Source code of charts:
----

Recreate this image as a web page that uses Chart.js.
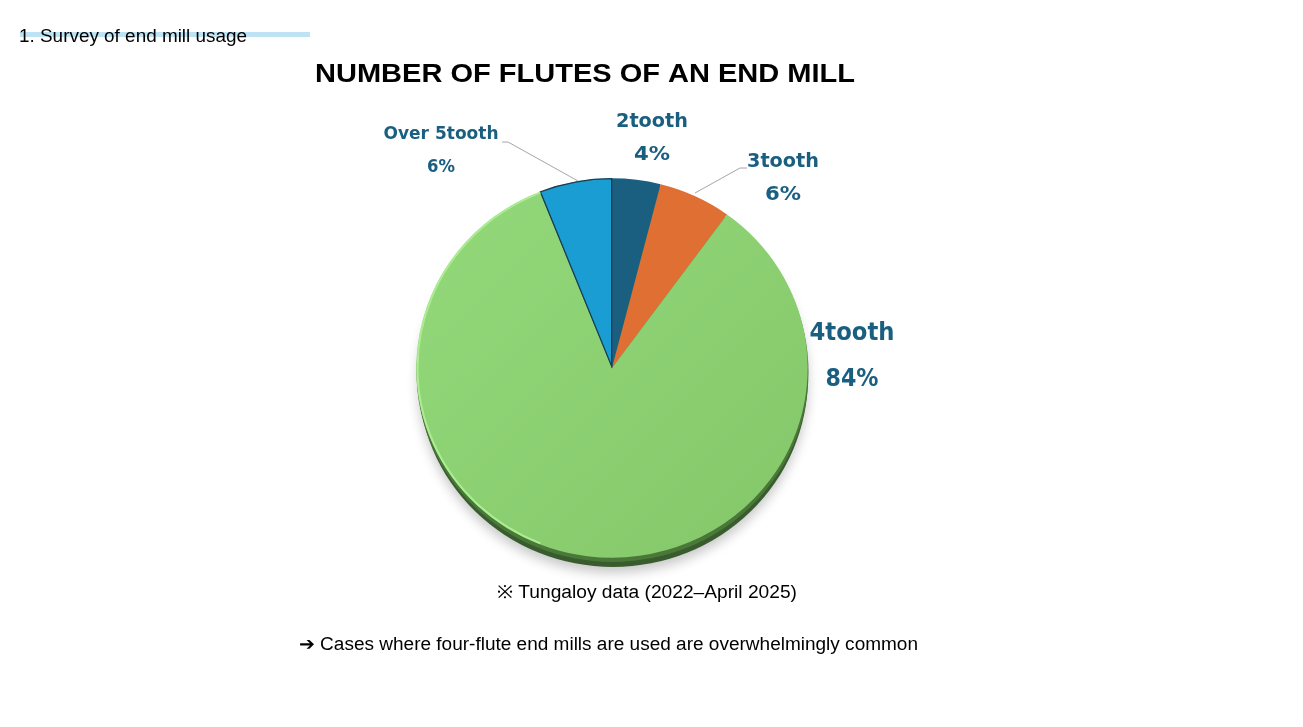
<!DOCTYPE html>
<html>
<head>
<meta charset="utf-8">
<script src="https://cdn.jsdelivr.net/npm/chart.js@4.4.1/dist/chart.umd.min.js"></script>
<style>
html,body{margin:0;padding:0;background:#fff;}
#wrap{position:relative;width:1303px;height:727px;}
</style>
</head>
<body>
<div id="wrap"><canvas id="c" width="1303" height="727"></canvas></div>
<script>
const categories = ["2tooth", "3tooth", "4tooth", "Over 5tooth"];
const shares = [4, 6, 84, 6];
const percentLabels = ["4%", "6%", "84%", "6%"];
const sliceColors = ["#1B5F80", "#E06F33", "#8CD172", "#1A9DD3"];
const chartTitle = "NUMBER OF FLUTES OF AN END MILL";
const headerText = "1. Survey of end mill usage";
const noteText = "\u203B Tungaloy data (2022\u2013April 2025)";
const conclusionText = "\u2794 Cases where four-flute end mills are used are overwhelmingly common";

const labelColor = "#1B5F80";
const labelFamily = "'DejaVu Sans', 'Noto Sans', sans-serif";
const textFamily = "'Liberation Sans', Arial, sans-serif";
const labelStyles = [
  {x: 652, y1: 122, y2: 155, s1: 20, s2: 20, w1: 72, w2: 36},
  {x: 783, y1: 162, y2: 195, s1: 20, s2: 20, w1: 72, w2: 36},
  {x: 852, y1: 333, y2: 379, s1: 25, s2: 25, w1: 85, w2: 53},
  {x: 441, y1: 134, y2: 168, s1: 18, s2: 17, w1: 115, w2: 28}
];
const leaders = [null, [[747,168],[740,168],[695,193]], null, [[502,142],[508,142],[578,181]]];
const ellipseRatio = 190 / 196;

function fillFit(ctx, text, x, y, font, targetW, align) {
  ctx.font = font;
  const w = ctx.measureText(text).width;
  const sx = targetW / w;
  ctx.save();
  let left = x;
  if (align === "center") left = x - targetW / 2;
  ctx.translate(left, y);
  ctx.scale(sx, 1);
  ctx.textAlign = "left";
  ctx.fillText(text, 0, 0);
  ctx.restore();
}

const decor = {
  id: "decor",
  beforeDatasetsDraw(chart) {
    const ctx = chart.ctx;
    const arc = chart.getDatasetMeta(0).data[0];
    if (!arc) return;
    const cx = arc.x, cy = arc.y, r = arc.outerRadius;
    ctx.save();
    ctx.save();
    ctx.shadowColor = "rgba(0,0,0,0.22)";
    ctx.shadowBlur = 12;
    ctx.shadowOffsetY = 6;
    ctx.beginPath();
    ctx.ellipse(cx + 1, cy + 9, r - 1, r * ellipseRatio, 0, 0, Math.PI * 2);
    ctx.fillStyle = "#385C2D";
    ctx.fill();
    ctx.restore();
    ctx.beginPath();
    ctx.ellipse(cx + 0.5, cy + 4, r, r * ellipseRatio, 0, 0, Math.PI * 2);
    ctx.fillStyle = "#4A7839";
    ctx.fill();
    ctx.translate(cx, cy);
    ctx.scale(1, ellipseRatio);
    ctx.translate(-cx, -cy);
  },
  afterDatasetsDraw(chart) {
    const ctx = chart.ctx;
    const arc = chart.getDatasetMeta(0).data[0];
    if (!arc) return;
    const cx = arc.x, cy = arc.y, r = arc.outerRadius;
    ctx.beginPath();
    ctx.arc(cx, cy, r - 1.5, Math.PI * 0.62, Math.PI * 1.38);
    ctx.strokeStyle = "rgba(175,240,150,0.9)";
    ctx.lineWidth = 2;
    ctx.stroke();
    ctx.restore();
  },
  afterDraw(chart) {
    const ctx = chart.ctx;
    ctx.save();
    ctx.fillStyle = "#BDE3F5";
    ctx.fillRect(20, 32, 290, 5);
    ctx.fillStyle = "#000";
    ctx.textBaseline = "middle";
    fillFit(ctx, headerText, 19, 37, "18px " + textFamily, 228, "left");
    fillFit(ctx, chartTitle, 585, 75, "bold 26px " + textFamily, 540, "center");
    fillFit(ctx, noteText, 647, 593, "18px " + textFamily, 300, "center");
    fillFit(ctx, conclusionText, 299, 645, "18px " + textFamily, 619, "left");
    ctx.strokeStyle = "#A6A6A6";
    ctx.lineWidth = 1;
    leaders.forEach(l => {
      if (!l) return;
      ctx.beginPath();
      ctx.moveTo(l[0][0], l[0][1]);
      for (let i = 1; i < l.length; i++) ctx.lineTo(l[i][0], l[i][1]);
      ctx.stroke();
    });
    ctx.fillStyle = labelColor;
    categories.forEach((c, i) => {
      const s = labelStyles[i];
      fillFit(ctx, c, s.x, s.y1, "bold " + s.s1 + "px " + labelFamily, s.w1, "center");
      fillFit(ctx, percentLabels[i], s.x, s.y2, "bold " + s.s2 + "px " + labelFamily, s.w2, "center");
    });
    ctx.restore();
  }
};

const ctx = document.getElementById("c").getContext("2d");
new Chart(ctx, {
  type: "pie",
  data: {
    labels: categories,
    datasets: [{
      data: shares,
      backgroundColor: (c) => {
        const i = c.dataIndex;
        if (i === 2 && c.chart.chartArea) {
          const a = c.chart.chartArea;
          const g = c.chart.ctx.createLinearGradient(a.left, a.top, a.right, a.bottom);
          g.addColorStop(0, "#93D97A");
          g.addColorStop(1, "#84C76A");
          return g;
        }
        return sliceColors[i];
      },
      borderColor: ["#1B5F80", "#E06F33", "#8CD172", "#1B3F50"],
      borderWidth: [0, 0, 0, 1],
      borderAlign: "inner"
    }]
  },
  options: {
    responsive: false,
    animation: false,
    layout: { padding: { left: 416, right: 495, top: 172, bottom: 163 } },
    plugins: {
      legend: { display: false },
      tooltip: { enabled: false },
      title: { display: false }
    }
  },
  plugins: [decor]
});
</script>
</body>
</html>
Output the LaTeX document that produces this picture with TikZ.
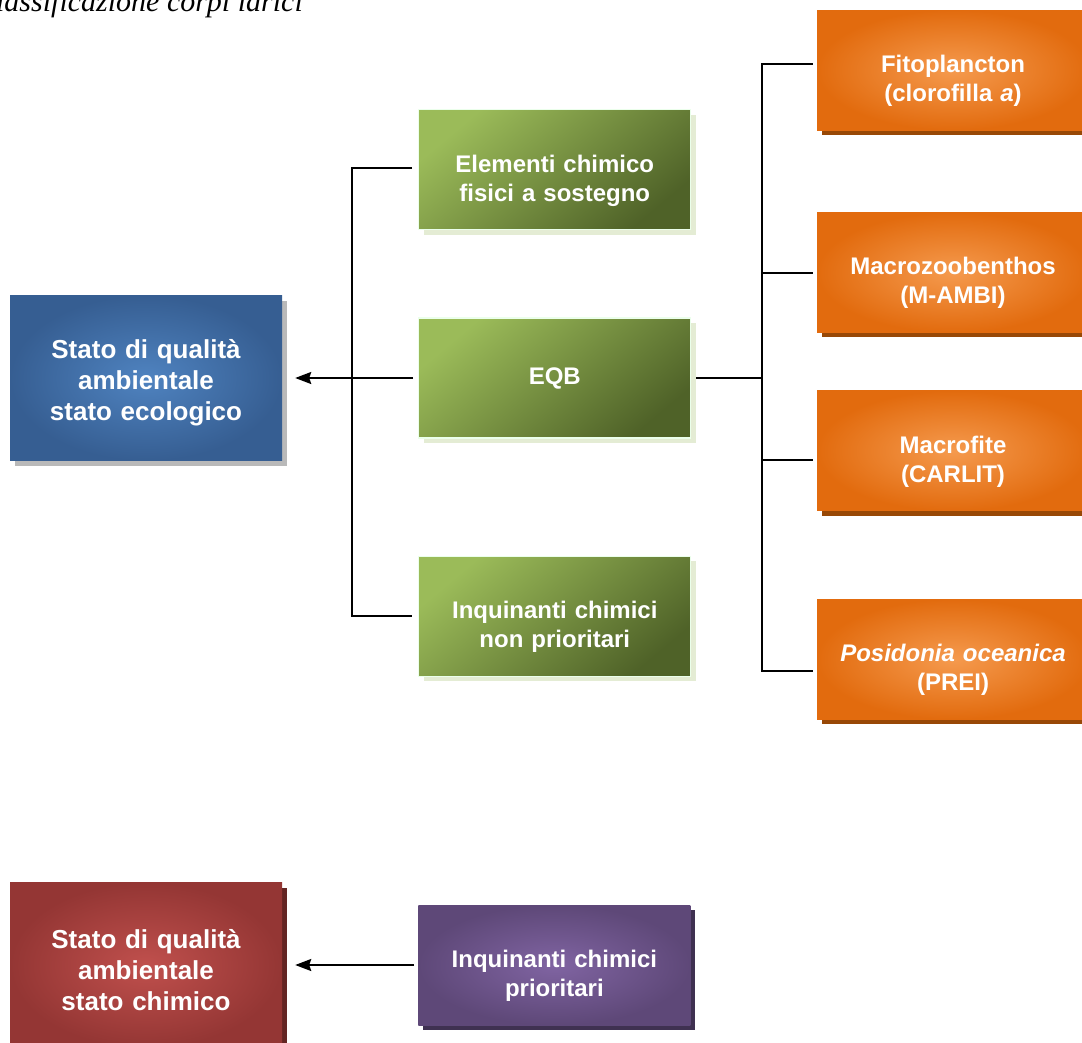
\documentclass[tikz,border=0pt]{standalone}
\usepackage{fontspec}
\setmainfont{Liberation Sans}
\newfontfamily\captionfont{Liberation Serif}
\usetikzlibrary{positioning,arrows.meta,shadows}

\definecolor{bluein}{HTML}{4F83C0}
\definecolor{blueout}{HTML}{365E92}
\definecolor{greenlight}{HTML}{9BBB59}
\definecolor{greendark}{HTML}{4F6228}
\definecolor{greenshadow}{HTML}{E4ECD4}
\definecolor{orangein}{HTML}{F59A4E}
\definecolor{orangeout}{HTML}{E26B0E}
\definecolor{orangeshadow}{HTML}{984806}
\definecolor{redin}{HTML}{C0504D}
\definecolor{redout}{HTML}{943634}
\definecolor{redshadow}{HTML}{632523}
\definecolor{violetin}{HTML}{8064A2}
\definecolor{violetout}{HTML}{5E4878}
\definecolor{violetshadow}{HTML}{3F3151}

\tikzset{
    >={Stealth[length=16pt,width=12pt,inset=2pt]},
    box/.style={
        rectangle,
        minimum width=272pt,
        minimum height=120pt,
        inner sep=0pt,
        text width=262pt,
        align=center,
        text=white,
        font=\fontsize{24}{29}\selectfont\bfseries
    },
    bigbox/.style={
        box,
        minimum height=165pt,
        text height=29pt,
        font=\fontsize{26}{31}\selectfont\bfseries
    },
    lowtext/.style={text height=39pt},
    conn/.style={draw, line width=2pt}
}

\begin{document}
\begin{tikzpicture}[
            x=1pt, y=-1pt,
            stato eco/.style={
                bigbox,
                inner color=bluein,
                outer color=blueout,
                drop shadow={shadow xshift=5pt, shadow yshift=-5pt,
                             fill=gray!55, opacity=1}
            },
            stato chim/.style={
                bigbox,
                inner color=redin,
                outer color=redout,
                drop shadow={shadow xshift=5pt, shadow yshift=-5pt,
                             fill=redshadow, opacity=1}
            },
            elemento/.style={
                box,
                top color=greenlight,
                bottom color=greendark,
                shading angle=40,
                draw=white!92!green,
                line width=1.2pt,
                drop shadow={shadow xshift=5pt, shadow yshift=-5pt,
                             fill=greenshadow, opacity=1}
            },
            indice/.style={
                box,
                inner color=orangein,
                outer color=orangeout,
                drop shadow={shadow xshift=5pt, shadow yshift=-5pt,
                             fill=orangeshadow, opacity=1}
            },
            prioritario/.style={
                box,
                inner color=violetin,
                outer color=violetout,
                drop shadow={shadow xshift=5pt, shadow yshift=-5pt,
                             fill=violetshadow, opacity=1}
            }]
                \useasboundingbox (0,0) rectangle (1082,1042);

                \node[anchor=base east, inner sep=0pt,
                      font=\captionfont\itshape\fontsize{30}{36}\selectfont]
                      (titolo) at (303,11) {classificazione corpi idrici};

                % stato ecologico
                \node[stato eco] (ecologico) at (146,378)
                    {Stato di qualità\\ambientale\\stato ecologico};
                \node[elemento, right=136pt of ecologico] (eqb) {EQB};
                \node[elemento, lowtext, above=87pt of eqb] (elementi)
                    {Elementi chimico\\fisici a sostegno};
                \node[elemento, lowtext, below=117pt of eqb] (inquinanti)
                    {Inquinanti chimici\\non prioritari};

                \node[indice, lowtext] (fito) at (953,70)
                    {Fitoplancton\\(clorofilla \textit{a})};
                \node[indice, lowtext, below=82pt of fito] (macrozoo)
                    {Macrozoobenthos\\(M-AMBI)};
                \node[indice, lowtext, below=58pt of macrozoo] (macrofite)
                    {Macrofite\\(CARLIT)};
                \node[indice, lowtext, below=88pt of macrofite] (posidonia)
                    {\textit{Posidonia oceanica}\\(PREI)};

                \coordinate (left joint) at (352,378);
                \coordinate (right joint) at (762,378);

                \draw[conn] ([xshift=-6pt,yshift=2pt]elementi.west) -| (left joint)
                    |- ([xshift=-6pt]inquinanti.west);
                \draw[conn,->] ([xshift=-5pt]eqb.west) -- ([xshift=13pt]ecologico.east);

                \draw[conn] ([xshift=5pt]eqb.east) -- (right joint);
                \draw[conn] ([xshift=-4pt,yshift=6pt]fito.west) -| (right joint)
                    |- ([xshift=-4pt,yshift=-12pt]posidonia.west);
                \draw[conn] ([xshift=-4pt,yshift=-1pt]macrozoo.west) -| (right joint);
                \draw[conn] ([xshift=-4pt,yshift=-9pt]macrofite.west) -| (right joint);

                % stato chimico
                \node[stato chim] (chimico) at (146,965)
                    {Stato di qualità\\ambientale\\stato chimico};
                \node[prioritario, lowtext, right=136pt of chimico] (prioritari)
                    {Inquinanti chimici\\prioritari};
                \draw[conn,->] ([xshift=-4pt]prioritari.west) -- ([xshift=13pt]chimico.east);
            \end{tikzpicture}
\end{document}
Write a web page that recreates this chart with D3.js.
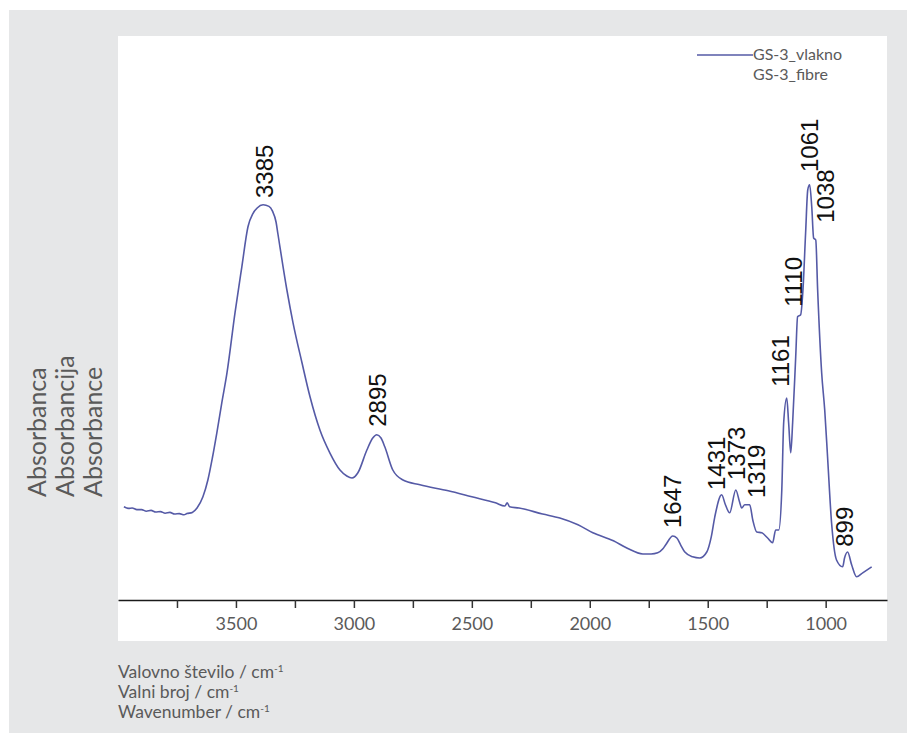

----

THE EXERCISE> With the pictures left out, restate word for word every line of the data above, from the first down to the line that contains "Cases where four-flute".

ANSWER TO THE PROBLEM>
Recreate this image as a web page that uses Chart.js.
<!DOCTYPE html>
<html>
<head>
<meta charset="utf-8">
<script src="https://cdn.jsdelivr.net/npm/chart.js@4.4.1/dist/chart.umd.min.js"></script>
<style>
html,body{margin:0;padding:0;background:#fff;}
#wrap{position:relative;width:1303px;height:727px;}
</style>
</head>
<body>
<div id="wrap"><canvas id="c" width="1303" height="727"></canvas></div>
<script>
const categories = ["2tooth", "3tooth", "4tooth", "Over 5tooth"];
const shares = [4, 6, 84, 6];
const percentLabels = ["4%", "6%", "84%", "6%"];
const sliceColors = ["#1B5F80", "#E06F33", "#8CD172", "#1A9DD3"];
const chartTitle = "NUMBER OF FLUTES OF AN END MILL";
const headerText = "1. Survey of end mill usage";
const noteText = "\u203B Tungaloy data (2022\u2013April 2025)";
const conclusionText = "\u2794 Cases where four-flute end mills are used are overwhelmingly common";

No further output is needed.